463.3
Comunity Based Tourism: A Dialogic Proposition Via Local-Base Development

Friday, July 18, 2014: 6:00 PM
Room: 512
Oral Presentation
Tania Maria Freitas BARROS MACIEL , Universidade Federal do Rio de Janeiro, Rio de Janeiro, Brazil
Monalisa BARBOSA ALVES , Universidade Federal do Rio de Janeiro, Brazil
In the inequality context, the theories about development turn to local spaces and a increasingly number of researches have been approaching the relevance of culture, and favoring local experiences, knowledge, traditions, aspirations and needs.

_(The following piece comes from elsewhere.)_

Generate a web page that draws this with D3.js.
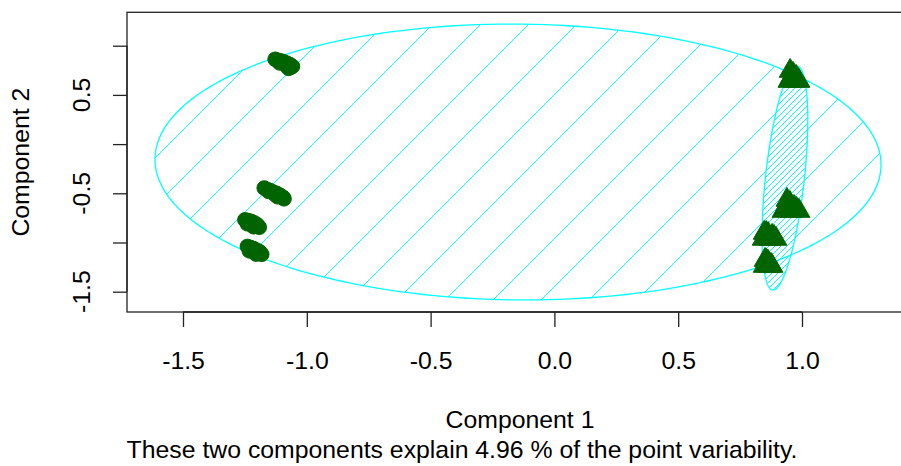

It is necessary to understand that local must be perceived within its relations with the globalization process, its differences, specificialities, traditions, and in the continuous processes of change existing in social-cultural processes.  The touristic phenomena - intrinsically related to the globalization process- favors multiple visibilities for new social actors, new identities, new references, and new practices.  This process of exchange due to the articulation of “local\global” shall foresee the development, innovation, and enhancement within a process of construction and re-construction of place.  Besides the globalization process, there is, undoubtedly, the renewal of interest in the local.     A conception of development that approaches the local as reference must rely upon the harmonization of endogenous and exogenous factors, recurring to a combination of selective importations adequate to each reality.  In such perspective, this research aims to analyze Tourism of Communitarian Base (TCB) as a development proposition, where each city must live its own modernity brought by its own multiple, multiform and multidimensional innovations achieved by the adoption of its own innovative and diversified ways of development.  The TCB constitutes a proposition that has great contributions for the local development, as it has as major objectives the social inclusion and equity for the inbound tourist community, the valorization of the culture and traditional knowledge, the experience exchange, and the respect for natural resources.